Perhaps its because we haven't courted reporters over the long term the way activists in other movements have done. Thus our media problem does not get better over time.

It doesn't seem the organized deaf community issued any statement when news accounts this summer reported on deaf Mexican immigrants said to be "enslaved" in New York, Los Angeles and other U.S. cities peddling traditional deaf-beggar items. Perhaps they just wanted the whole incident to go away. But the lack of commentary from leaders when an issue with disability implications hits the news simply perpetuates the lack of interest by reporters when a story the movement does want reported comes along.

The recently-released film In the Company of Men is called by promoters "a psychological love triangle set within '90s corporate culture" Young execs Chad and Howard prey on Christine, "a young woman susceptible enough to be pulled into a situation ... , someone not used to this kind of attention" the purpose to make Chad and Howard "feel better about themselves as men." Described as "only a means to an end, a pawn easily captured and tossed aside in a dark, wicked duel for corporate ascension," Christine is deaf. Deafness is important here. She can be more easily duped.
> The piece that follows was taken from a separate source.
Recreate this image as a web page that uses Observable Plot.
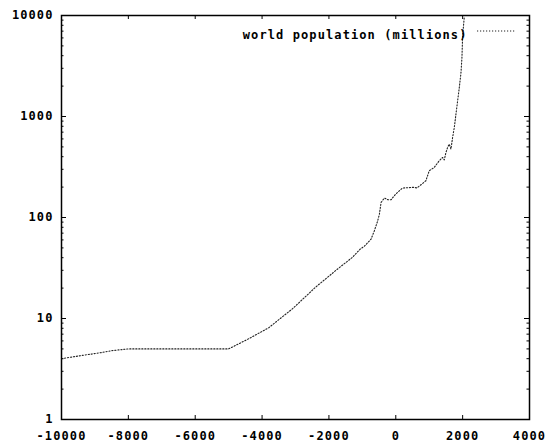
<!DOCTYPE html>
<html>
<head>
<meta charset="utf-8">
<script src="https://cdn.jsdelivr.net/npm/d3@7"></script>
<script src="https://cdn.jsdelivr.net/npm/@observablehq/plot@0.6"></script>
<style>
  html, body { margin: 0; padding: 0; background: #fff; }
  #chart svg { display: block; }
</style>
</head>
<body>
<div id="chart"></div>
<script>
// ---- data ----
const years = [-10000, -9400, -8800, -8500, -8000, -7000, -6000, -5000, -4800, -4400,
  -3800, -3100, -2400, -1800, -1300, -1060, -940, -740, -640, -540,
  -490, -440, -340, -240, -140, 0, 200, 550, 630, 800,
  900, 1000, 1150, 1300, 1400, 1450, 1500, 1550, 1600, 1650,
  1700, 1750, 1800, 1850, 1900, 1950, 1980, 2000, 2050];
const population = [4, 4.3, 4.6, 4.8, 5, 5, 5, 5, 5.4, 6.3,
  8.1, 12.4, 20.4, 29.8, 40.3, 48.8, 52, 61, 74, 93,
  108, 141, 156, 150, 150, 171, 196, 199, 196, 217,
  231, 290, 313, 365, 393, 372, 440, 493, 533, 476,
  620, 778, 1056, 1430, 1936, 2700, 3900, 6300, 9800];
const seriesName = "world population (millions)";
const xTicks = [-10000, -8000, -6000, -4000, -2000, 0, 2000, 4000];
const yTicks = [1, 10, 100, 1000, 10000];
const minorMultipliers = [2, 3, 4, 5, 6, 7, 8, 9];

const rows = years.map((y, i) => ({year: y, pop: population[i]}));
const yMinor = [];
for (const d of yTicks.slice(0, -1)) for (const m of minorMultipliers) yMinor.push(d * m);

const W = 549, H = 447;
const mL = 61, mR = 20, mT = 15, mB = 28;
const pw = W - mL - mR, ph = H - mT - mB;
const font = "'DejaVu Sans Mono', 'Liberation Mono', monospace";
const legendDx = -62, legendDy = 15;

const chart = Plot.plot({
  width: W,
  height: H,
  marginLeft: mL,
  marginRight: mR,
  marginTop: mT,
  marginBottom: mB,
  style: {fontFamily: font, fontWeight: "bold", fontSize: "12px", letterSpacing: "1.1px", background: "#fff", color: "#000"},
  x: {domain: [-10000, 4000]},
  y: {type: "log", domain: [1, 10000]},
  marks: [
    Plot.ruleX(xTicks, {x: d => d, insetTop: ph - 4, stroke: "#000", strokeWidth: 1}),
    Plot.ruleX(xTicks, {x: d => d, insetBottom: ph - 4, stroke: "#000", strokeWidth: 1}),
    Plot.ruleY(yTicks, {y: d => d, insetRight: pw - 5, stroke: "#000", strokeWidth: 1}),
    Plot.ruleY(yTicks, {y: d => d, insetLeft: pw - 5, stroke: "#000", strokeWidth: 1}),
    Plot.ruleY(yMinor, {y: d => d, insetRight: pw - 2.5, stroke: "#000", strokeWidth: 1}),
    Plot.ruleY(yMinor, {y: d => d, insetLeft: pw - 2.5, stroke: "#000", strokeWidth: 1}),
    Plot.axisX(xTicks, {tickSize: 0, tickPadding: 12, tickFormat: d => String(d), label: null}),
    Plot.axisY(yTicks, {tickSize: 0, tickPadding: 8, tickFormat: d => String(d), label: null}),
    Plot.line(rows, {x: "year", y: "pop", stroke: "#222", strokeWidth: 1.1, strokeDasharray: "1.2,1.8", clip: true}),
    Plot.frame({stroke: "#000", strokeWidth: 1.5}),
    Plot.text([seriesName], {text: d => d, frameAnchor: "top-right", dx: legendDx, dy: legendDy, textAnchor: "end", fill: "#000", fontSize: 12})
  ]
});

document.getElementById("chart").appendChild(chart);

// legend sample: dotted line to the right of the legend text
const sx = W - mR + legendDx + 10;
const sy = mT + legendDy + 1;
d3.select(chart).append("line")
  .attr("x1", sx)
  .attr("x2", sx + 38)
  .attr("y1", sy)
  .attr("y2", sy)
  .attr("stroke", "#222")
  .attr("stroke-width", 1.1)
  .attr("stroke-dasharray", "1.2,1.8");
</script>
</body>
</html>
In Contact, the movie based on the bestsellling Carl Sagan book, blind Kent Cullers is treated as just another of the radio astronomers at the observatory; references to his blindness are handled with little stereotyping.

Two summer films with disabled characters -- and no commentary about disability in film anywhere. There should be some way to make disability seem significant to media pundits. We haven't found the way to do it yet.